## Start DATA PROVIDED

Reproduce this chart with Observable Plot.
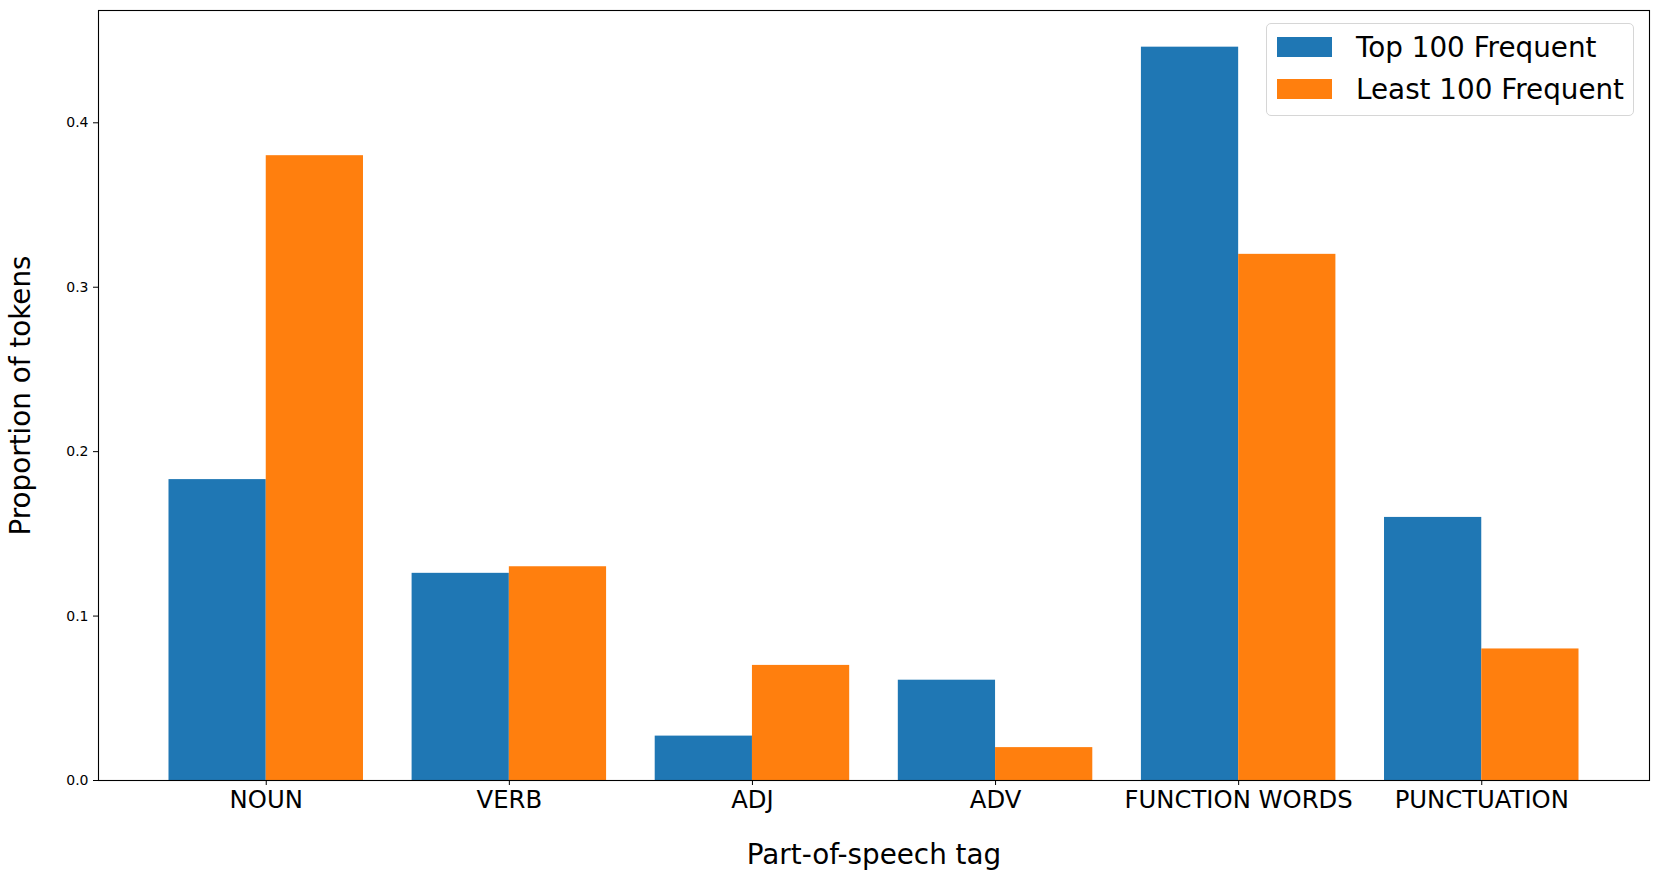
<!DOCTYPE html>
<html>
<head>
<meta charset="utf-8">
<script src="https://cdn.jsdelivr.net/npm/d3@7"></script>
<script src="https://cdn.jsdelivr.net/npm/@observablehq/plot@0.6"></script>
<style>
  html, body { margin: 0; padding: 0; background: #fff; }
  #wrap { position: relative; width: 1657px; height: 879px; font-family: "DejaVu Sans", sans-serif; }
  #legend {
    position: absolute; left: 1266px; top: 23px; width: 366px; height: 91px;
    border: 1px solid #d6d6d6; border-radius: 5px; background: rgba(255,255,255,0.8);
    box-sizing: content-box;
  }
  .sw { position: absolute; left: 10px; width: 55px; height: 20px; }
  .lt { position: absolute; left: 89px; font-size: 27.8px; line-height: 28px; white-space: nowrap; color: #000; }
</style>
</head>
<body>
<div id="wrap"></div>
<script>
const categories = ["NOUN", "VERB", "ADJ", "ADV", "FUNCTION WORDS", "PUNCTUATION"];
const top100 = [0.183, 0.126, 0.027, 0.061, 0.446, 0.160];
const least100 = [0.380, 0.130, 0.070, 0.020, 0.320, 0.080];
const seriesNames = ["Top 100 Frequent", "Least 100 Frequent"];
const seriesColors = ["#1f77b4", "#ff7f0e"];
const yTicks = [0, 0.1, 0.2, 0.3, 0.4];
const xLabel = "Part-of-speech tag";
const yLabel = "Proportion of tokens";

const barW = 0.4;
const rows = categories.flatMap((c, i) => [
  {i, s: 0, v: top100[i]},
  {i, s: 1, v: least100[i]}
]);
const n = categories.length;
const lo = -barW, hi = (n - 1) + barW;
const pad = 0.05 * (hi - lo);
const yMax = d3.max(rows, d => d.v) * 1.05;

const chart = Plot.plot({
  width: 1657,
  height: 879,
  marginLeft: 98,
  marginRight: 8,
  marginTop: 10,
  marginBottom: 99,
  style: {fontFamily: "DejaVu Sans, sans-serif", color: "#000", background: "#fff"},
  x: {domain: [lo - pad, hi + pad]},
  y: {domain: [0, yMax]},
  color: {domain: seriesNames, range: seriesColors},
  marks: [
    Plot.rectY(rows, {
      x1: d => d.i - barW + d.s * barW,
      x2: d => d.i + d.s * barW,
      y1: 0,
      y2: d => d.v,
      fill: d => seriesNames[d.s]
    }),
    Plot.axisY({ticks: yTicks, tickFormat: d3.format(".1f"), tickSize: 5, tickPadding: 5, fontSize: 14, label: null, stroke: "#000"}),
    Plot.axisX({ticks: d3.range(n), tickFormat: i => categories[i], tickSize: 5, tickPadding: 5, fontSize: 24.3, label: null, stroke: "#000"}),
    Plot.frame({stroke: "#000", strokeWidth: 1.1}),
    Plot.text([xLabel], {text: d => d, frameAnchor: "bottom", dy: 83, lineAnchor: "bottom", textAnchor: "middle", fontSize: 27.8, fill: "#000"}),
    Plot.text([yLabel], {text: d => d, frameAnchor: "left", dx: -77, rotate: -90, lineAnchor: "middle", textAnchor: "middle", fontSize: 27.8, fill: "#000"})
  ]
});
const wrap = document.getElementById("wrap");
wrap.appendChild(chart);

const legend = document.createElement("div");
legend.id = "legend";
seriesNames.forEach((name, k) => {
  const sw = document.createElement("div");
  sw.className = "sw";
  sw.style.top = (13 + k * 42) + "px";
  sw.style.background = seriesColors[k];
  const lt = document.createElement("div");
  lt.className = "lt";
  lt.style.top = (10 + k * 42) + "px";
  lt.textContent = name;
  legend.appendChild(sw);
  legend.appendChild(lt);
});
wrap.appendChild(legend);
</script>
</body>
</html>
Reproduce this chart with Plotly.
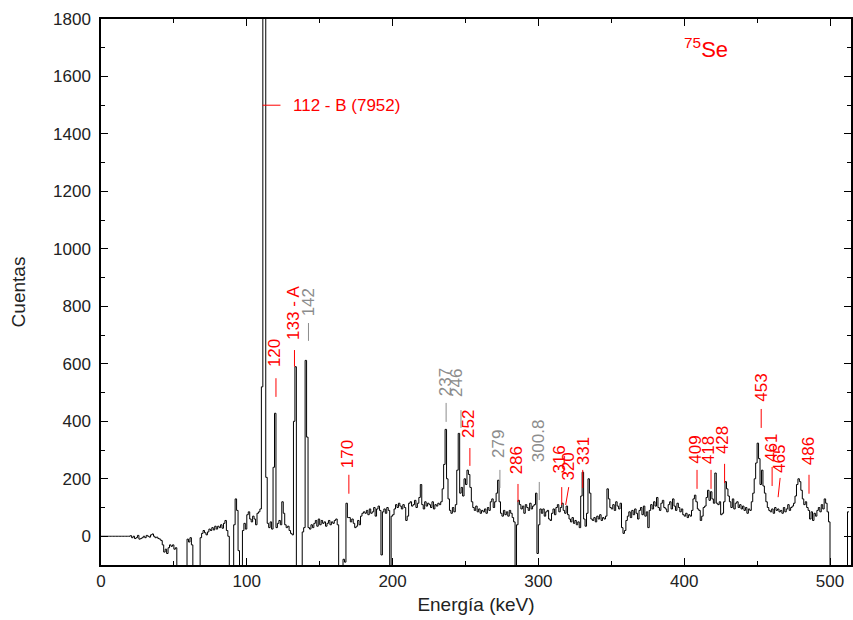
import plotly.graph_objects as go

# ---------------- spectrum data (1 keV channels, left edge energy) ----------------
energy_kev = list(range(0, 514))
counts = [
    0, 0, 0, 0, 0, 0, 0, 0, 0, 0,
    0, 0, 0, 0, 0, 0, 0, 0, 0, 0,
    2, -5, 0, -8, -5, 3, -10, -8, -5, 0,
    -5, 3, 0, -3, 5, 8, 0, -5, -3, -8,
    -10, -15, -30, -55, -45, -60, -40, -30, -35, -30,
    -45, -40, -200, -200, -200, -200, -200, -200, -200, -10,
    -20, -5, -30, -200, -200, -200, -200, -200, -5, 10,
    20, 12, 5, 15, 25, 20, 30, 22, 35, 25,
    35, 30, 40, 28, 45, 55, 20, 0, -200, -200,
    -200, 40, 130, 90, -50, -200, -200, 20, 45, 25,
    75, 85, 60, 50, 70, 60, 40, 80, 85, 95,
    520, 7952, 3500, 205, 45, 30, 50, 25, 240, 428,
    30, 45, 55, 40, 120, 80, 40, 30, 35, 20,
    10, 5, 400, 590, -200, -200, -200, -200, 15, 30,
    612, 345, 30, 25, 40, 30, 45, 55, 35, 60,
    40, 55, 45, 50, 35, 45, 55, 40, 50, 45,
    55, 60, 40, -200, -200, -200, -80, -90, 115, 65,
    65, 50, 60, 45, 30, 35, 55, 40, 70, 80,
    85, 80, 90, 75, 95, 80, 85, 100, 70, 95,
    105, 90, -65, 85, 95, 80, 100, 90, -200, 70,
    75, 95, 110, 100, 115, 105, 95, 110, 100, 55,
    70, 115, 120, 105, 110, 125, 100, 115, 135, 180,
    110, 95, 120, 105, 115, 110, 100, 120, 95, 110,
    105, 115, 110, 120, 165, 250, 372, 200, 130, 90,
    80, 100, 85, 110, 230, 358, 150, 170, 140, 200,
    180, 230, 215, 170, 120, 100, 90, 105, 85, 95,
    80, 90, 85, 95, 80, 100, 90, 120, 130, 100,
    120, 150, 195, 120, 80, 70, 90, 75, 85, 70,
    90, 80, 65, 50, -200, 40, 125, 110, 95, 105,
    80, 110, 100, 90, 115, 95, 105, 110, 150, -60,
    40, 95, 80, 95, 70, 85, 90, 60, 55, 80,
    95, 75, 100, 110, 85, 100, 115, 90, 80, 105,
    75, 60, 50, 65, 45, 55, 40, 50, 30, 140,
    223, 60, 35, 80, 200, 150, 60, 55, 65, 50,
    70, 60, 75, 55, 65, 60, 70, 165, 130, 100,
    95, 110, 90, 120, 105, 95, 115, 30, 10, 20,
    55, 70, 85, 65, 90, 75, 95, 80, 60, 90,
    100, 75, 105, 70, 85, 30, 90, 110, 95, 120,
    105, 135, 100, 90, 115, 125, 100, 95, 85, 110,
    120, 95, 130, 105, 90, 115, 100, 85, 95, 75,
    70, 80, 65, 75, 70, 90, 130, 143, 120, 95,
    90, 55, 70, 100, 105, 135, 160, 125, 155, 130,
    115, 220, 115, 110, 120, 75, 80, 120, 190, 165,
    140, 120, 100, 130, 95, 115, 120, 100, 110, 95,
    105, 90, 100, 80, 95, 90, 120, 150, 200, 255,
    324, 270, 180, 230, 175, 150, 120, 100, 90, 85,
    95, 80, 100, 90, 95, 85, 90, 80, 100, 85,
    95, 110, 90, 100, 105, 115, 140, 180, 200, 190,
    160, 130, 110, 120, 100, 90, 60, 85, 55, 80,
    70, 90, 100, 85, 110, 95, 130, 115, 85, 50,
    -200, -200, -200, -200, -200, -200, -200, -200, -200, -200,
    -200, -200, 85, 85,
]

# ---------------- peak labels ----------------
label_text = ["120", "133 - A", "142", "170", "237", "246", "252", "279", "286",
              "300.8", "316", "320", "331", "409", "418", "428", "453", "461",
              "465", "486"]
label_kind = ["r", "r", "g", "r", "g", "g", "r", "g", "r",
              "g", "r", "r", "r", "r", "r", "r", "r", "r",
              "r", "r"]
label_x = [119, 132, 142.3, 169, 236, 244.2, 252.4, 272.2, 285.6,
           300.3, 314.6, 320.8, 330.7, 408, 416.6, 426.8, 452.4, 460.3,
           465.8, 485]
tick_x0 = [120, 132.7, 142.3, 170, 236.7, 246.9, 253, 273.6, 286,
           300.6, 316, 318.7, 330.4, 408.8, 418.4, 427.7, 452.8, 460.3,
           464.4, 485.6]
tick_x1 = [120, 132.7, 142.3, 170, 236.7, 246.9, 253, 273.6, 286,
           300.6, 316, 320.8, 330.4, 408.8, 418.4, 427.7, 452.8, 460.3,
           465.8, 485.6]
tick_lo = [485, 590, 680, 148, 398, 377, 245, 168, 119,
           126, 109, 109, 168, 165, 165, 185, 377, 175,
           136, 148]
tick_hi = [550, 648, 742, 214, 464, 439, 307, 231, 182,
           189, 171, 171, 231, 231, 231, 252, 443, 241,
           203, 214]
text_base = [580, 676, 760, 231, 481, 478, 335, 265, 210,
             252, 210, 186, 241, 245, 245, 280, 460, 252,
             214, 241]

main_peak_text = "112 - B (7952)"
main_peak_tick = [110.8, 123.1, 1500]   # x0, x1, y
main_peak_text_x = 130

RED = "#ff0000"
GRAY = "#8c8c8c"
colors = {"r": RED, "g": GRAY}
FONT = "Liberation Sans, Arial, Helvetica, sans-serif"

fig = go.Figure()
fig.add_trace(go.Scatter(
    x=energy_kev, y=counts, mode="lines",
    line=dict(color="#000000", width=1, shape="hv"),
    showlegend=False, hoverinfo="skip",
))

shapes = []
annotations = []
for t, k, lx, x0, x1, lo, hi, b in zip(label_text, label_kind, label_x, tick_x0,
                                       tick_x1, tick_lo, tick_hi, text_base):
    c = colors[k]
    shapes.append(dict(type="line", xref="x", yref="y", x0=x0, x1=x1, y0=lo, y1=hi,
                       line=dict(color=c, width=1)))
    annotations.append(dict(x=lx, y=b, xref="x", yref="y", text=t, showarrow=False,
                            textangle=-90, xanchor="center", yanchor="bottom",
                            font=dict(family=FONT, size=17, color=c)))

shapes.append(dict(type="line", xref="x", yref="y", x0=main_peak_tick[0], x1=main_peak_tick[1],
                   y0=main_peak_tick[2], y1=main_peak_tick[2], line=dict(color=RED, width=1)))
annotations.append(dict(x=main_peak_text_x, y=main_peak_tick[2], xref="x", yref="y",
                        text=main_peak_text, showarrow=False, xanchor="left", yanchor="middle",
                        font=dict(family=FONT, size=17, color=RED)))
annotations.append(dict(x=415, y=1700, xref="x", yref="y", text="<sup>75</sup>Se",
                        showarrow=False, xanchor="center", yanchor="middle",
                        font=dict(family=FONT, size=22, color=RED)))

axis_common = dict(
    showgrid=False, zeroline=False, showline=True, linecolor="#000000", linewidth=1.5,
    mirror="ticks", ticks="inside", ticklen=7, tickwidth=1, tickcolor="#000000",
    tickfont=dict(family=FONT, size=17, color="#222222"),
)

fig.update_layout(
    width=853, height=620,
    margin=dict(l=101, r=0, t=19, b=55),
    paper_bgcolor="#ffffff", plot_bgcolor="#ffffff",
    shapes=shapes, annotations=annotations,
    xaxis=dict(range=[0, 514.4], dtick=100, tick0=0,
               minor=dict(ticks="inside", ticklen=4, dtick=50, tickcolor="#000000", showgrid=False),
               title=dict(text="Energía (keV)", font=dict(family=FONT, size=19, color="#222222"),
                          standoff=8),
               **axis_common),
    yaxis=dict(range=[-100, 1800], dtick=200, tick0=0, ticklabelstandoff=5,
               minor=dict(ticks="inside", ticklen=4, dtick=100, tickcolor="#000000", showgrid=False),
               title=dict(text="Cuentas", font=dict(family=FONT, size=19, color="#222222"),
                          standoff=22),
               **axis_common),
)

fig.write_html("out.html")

## End DATA PROVIDED

• [WHAT THE TASK REQUIRES]:
Give the lines above again exactly, from the one containing "Reproduce this chart with Plotly." to the one containing "import plotly.graph_objects as go", both included, but leave out the pictures.

• [SOLUTION]:
Reproduce this chart with Plotly.
import plotly.graph_objects as go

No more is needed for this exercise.